The Conservatives are willing to drop “anticorruption” from the name of their proposed committee but the intent remains the same: to create an opposition-dominated committee to investigate the WE Charity affair and other issues the official Opposition maintains reek of the government funnelling pandemic-related funding to Liberal friends.

The motion would give the committee broad powers to call witnesses, including the prime minister and other ministers, and to demand documents on a range of issues, including the speaking fees drawn by Trudeau’s mother and brother over the past 12 years.

The Liberals maintain the committee would amount to a time-consuming fishing expedition that would paralyze the government when it should be focused on helping Canadians get through the second wave of the pandemic.

They’ve proposed their own special committee to examine all government pandemic-related spending, including but not exclusively the WE affair and other matters the Opposition deems suspicious.

The Bloc Quebecois is planning to support the Conservative motion but NDP Leader Jagmeet Singh refused Tuesday to give a clear indication of what his party will do.

“It won’t be me that calls an election,” Singh said Wednesday morning, but did not answer questions about potential developments.

Asked whether his party had made up its mind on the vote, NDP MP Matthew Green said, “If so, I haven’t got the memo.”

New Democrats have said they believe the Conservative motion is “over the top,” but they’ve also said the Liberal counter-proposal isn’t good enough — particularly since it calls for a Liberal chair rather than allowing an opposition member to preside.

Singh said Tuesday that making the issue a test of confidence is absurd and that his party won’t take part in a “farce” that gives Trudeau an excuse to force an election.

Should New Democrats abstain on today’s vote, the Liberals and combined Conservative and Bloc MPs would have an equal number of votes, 153 each. That would leave the three Green and two Independent MPs to decide the fate of the government.

On Wednesday, Bloc Quebecois House leader Alain Therrien reiterated his party’s support for the Conservative motion to create an anticorruption committee.

“The situation of WE Charity is so complex, so big, that it is absolutely necessary that we have … a committee that only looks at what happened in WE Charity,” he said in French.

The Liberals’ “scorched-earth” politics are the product of a “club of cronyism,” Therrien said, rendering compromise impossible.

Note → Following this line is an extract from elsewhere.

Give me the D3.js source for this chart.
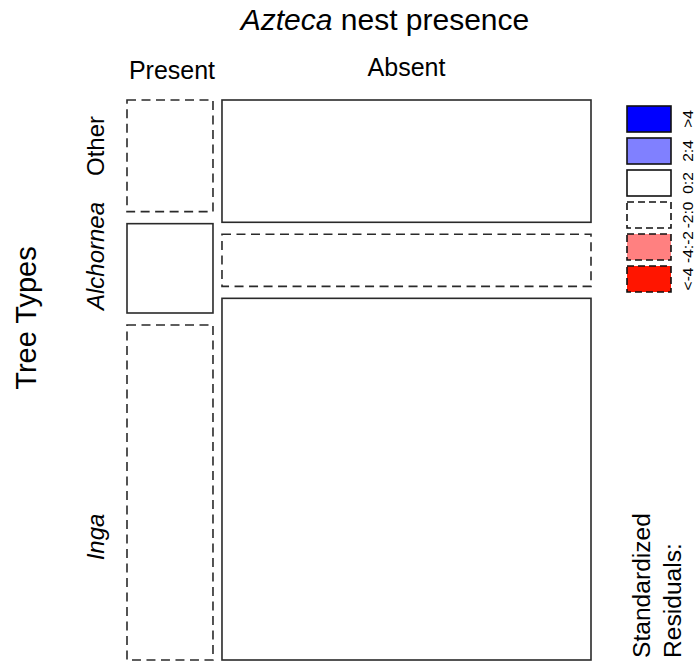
<!DOCTYPE html>
<html>
<head>
<meta charset="utf-8">
<script src="https://cdn.jsdelivr.net/npm/d3@7"></script>
<style>
  html, body { margin: 0; padding: 0; background: #fff; }
  svg { display: block; font-family: "Liberation Sans", Arial, Helvetica, sans-serif; }
</style>
</head>
<body>
<svg id="chart" width="698" height="668"></svg>
<script>
// Contingency table: nest presence (columns) x tree type (rows)
const nestStatus = ["Present", "Absent"];
const treeTypes = ["Other", "Alchornea", "Inga"];
const italicTypes = ["Alchornea", "Inga"];
const presentCounts = [10, 8, 30];
const absentCounts = [47, 20, 139];

// Shading legend bins (top to bottom)
const residualBins = [">4", "2:4", "0:2", "-2:0", "-4:-2", "<-4"];
const binFills = ["#0000ff", "#8080ff", "#ffffff", "#ffffff", "#ff8080", "#ff1500"];
const binDashed = [false, false, false, true, true, true];

const svg = d3.select("#chart");
const W = 698, H = 668;
svg.append("rect").attr("width", W).attr("height", H).attr("fill", "#fff");

// Plot region
const plot = { left: 127, right: 591, top: 100, bottom: 660, gapX: 9, gapY: 12 };
const strokeCol = "#2a2a2a";
const dash = "9,5.5";

const counts = [presentCounts, absentCounts];
const colTotals = counts.map(c => d3.sum(c));
const N = d3.sum(colTotals);
const rowTotals = treeTypes.map((_, i) => presentCounts[i] + absentCounts[i]);

// Widths of columns proportional to column totals
const xScale = d3.scaleLinear().domain([0, N])
  .range([0, (plot.right - plot.left) - plot.gapX * (nestStatus.length - 1)]);

const cells = [];
let x0 = plot.left;
nestStatus.forEach((status, j) => {
  const w = xScale(colTotals[j]);
  const yScale = d3.scaleLinear().domain([0, colTotals[j]])
    .range([0, (plot.bottom - plot.top) - plot.gapY * (treeTypes.length - 1)]);
  let y0 = plot.top;
  treeTypes.forEach((t, i) => {
    const h = yScale(counts[j][i]);
    const expected = rowTotals[i] * colTotals[j] / N;
    const resid = (counts[j][i] - expected) / Math.sqrt(expected);
    cells.push({ status, type: t, x: x0, y: y0, w, h, resid, col: j });
    y0 += h + plot.gapY;
  });
  x0 += w + plot.gapX;
});

function fillFor(r) {
  if (r > 4) return binFills[0];
  if (r > 2) return binFills[1];
  if (r < -4) return binFills[5];
  if (r < -2) return binFills[4];
  return "#ffffff";
}

svg.append("g").selectAll("rect").data(cells).join("rect")
  .attr("x", d => d.x).attr("y", d => d.y)
  .attr("width", d => d.w).attr("height", d => d.h)
  .attr("fill", d => fillFor(d.resid))
  .attr("stroke", strokeCol).attr("stroke-width", 1.6)
  .attr("stroke-dasharray", d => d.resid < 0 ? dash : null);

// Title
const title = svg.append("text")
  .attr("x", 385).attr("y", 30)
  .attr("text-anchor", "middle").attr("font-size", 30).attr("fill", "#000");
title.append("tspan").attr("font-style", "italic").text("Azteca");
title.append("tspan").text(" nest presence");

// Column labels, centred over each column
const colCenters = nestStatus.map((s, j) => {
  const c = cells.find(d => d.col === j);
  return c.x + c.w / 2;
});
const colLabelY = [79, 76];
svg.append("g").selectAll("text").data(nestStatus).join("text")
  .attr("x", (d, j) => colCenters[j] + (j === 0 ? 2 : 0)).attr("y", (d, j) => colLabelY[j])
  .attr("text-anchor", "middle").attr("font-size", 25).attr("fill", "#000")
  .text(d => d);

// Row labels (rotated)
const rowLabelY = [146, 256, 537];
svg.append("g").selectAll("text").data(treeTypes).join("text")
  .attr("transform", (d, i) => `translate(104,${rowLabelY[i]}) rotate(-90)`)
  .attr("text-anchor", "middle").attr("font-size", 24).attr("fill", "#000")
  .attr("font-style", d => italicTypes.includes(d) ? "italic" : null)
  .text(d => d);

// Row variable name
svg.append("text")
  .attr("transform", "translate(36,318) rotate(-90)")
  .attr("text-anchor", "middle").attr("font-size", 29).attr("fill", "#000")
  .text("Tree Types");

// Shading legend
const legend = { x: 627, w: 44, h: 26, top: 106, step: 32 };
const lg = svg.append("g");
lg.selectAll("rect").data(residualBins).join("rect")
  .attr("x", legend.x).attr("y", (d, i) => legend.top + i * legend.step)
  .attr("width", legend.w).attr("height", legend.h)
  .attr("fill", (d, i) => binFills[i])
  .attr("stroke", "#111").attr("stroke-width", 1.6)
  .attr("stroke-dasharray", (d, i) => binDashed[i] ? "7,4" : null);
lg.selectAll("text").data(residualBins).join("text")
  .attr("transform", (d, i) => `translate(693,${legend.top + i * legend.step + legend.h / 2}) rotate(-90)`)
  .attr("text-anchor", "middle").attr("font-size", 15.5).attr("fill", "#000")
  .text(d => d);

// Legend title
const lt = svg.append("g").attr("font-size", 24.6).attr("fill", "#000");
lt.append("text").attr("transform", "translate(650,658) rotate(-90)").text("Standardized");
lt.append("text").attr("transform", "translate(681,658) rotate(-90)").text("Residuals:");
</script>
</body>
</html>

He also fired off a round at the NDP, suggesting New Democrats have obediently followed Grit demands.

“The NDP have acted in the last little while a little like the Liberals’ lap dog,” he said.

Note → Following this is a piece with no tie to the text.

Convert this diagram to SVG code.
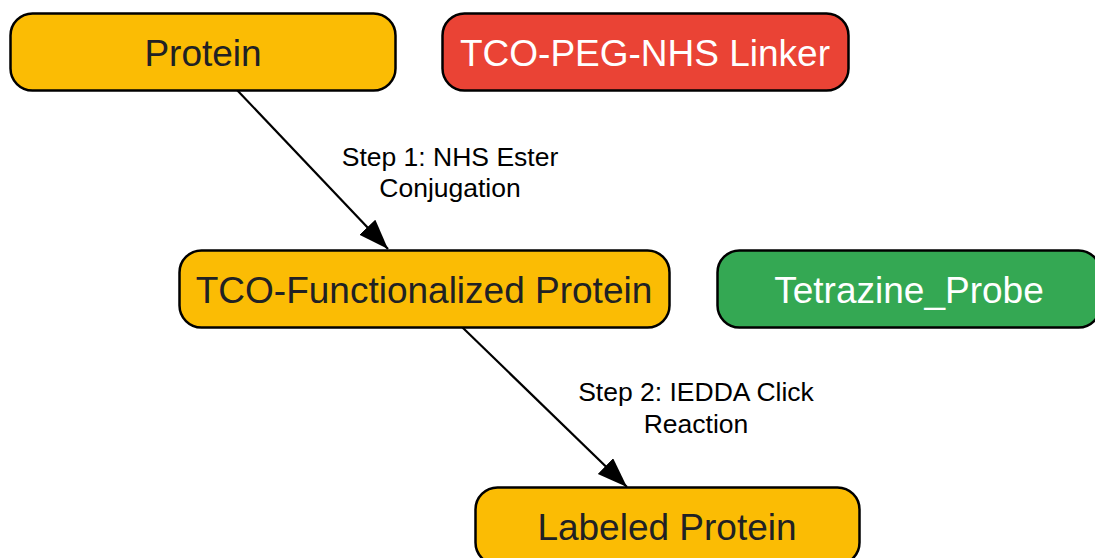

READ MORE: Liberals say Tory effort to set up COVID-19 committee will be a confidence matter

Green Leader Annamie Paul struck a more collegial tone, stressing collaboration amid the pandemic and calling for Trudeau and O’Toole to tone down the “unnecessary brinksmanship.”

“Now is not the time for us to weaken this cross-partisan cooperation, when people still need our help to meet their most urgent needs,” Paul said in a statement.

“The Liberal and Conservative parties’ high-stakes, high-tech game of chicken can have no winner. They should leave such games outside of Parliament, and focus on the urgent needs of people in Canada.”

The dispute comes after the Liberals filibustered opposition attempts to revive their investigations into the WE affair at the Commons finance and ethics committees, whose probes were shut down when Trudeau prorogued Parliament in August.

The controversy revolves around the government’s decision last June to pay WE Charity $43.5 million to administer a now-cancelled student service grant program, despite Trudeau’s long-standing family ties to the organization.

Trudeau has said public servants recommended WE as the only group that could manage the program. He has nevertheless apologized for not recusing himself from the decision to involve WE, as has former finance minister Bill Morneau, who also has close family ties to WE.

Both Trudeau and Morneau are under investigation by the federal ethics commissioner for possible violations of the Conflict of Interest Act.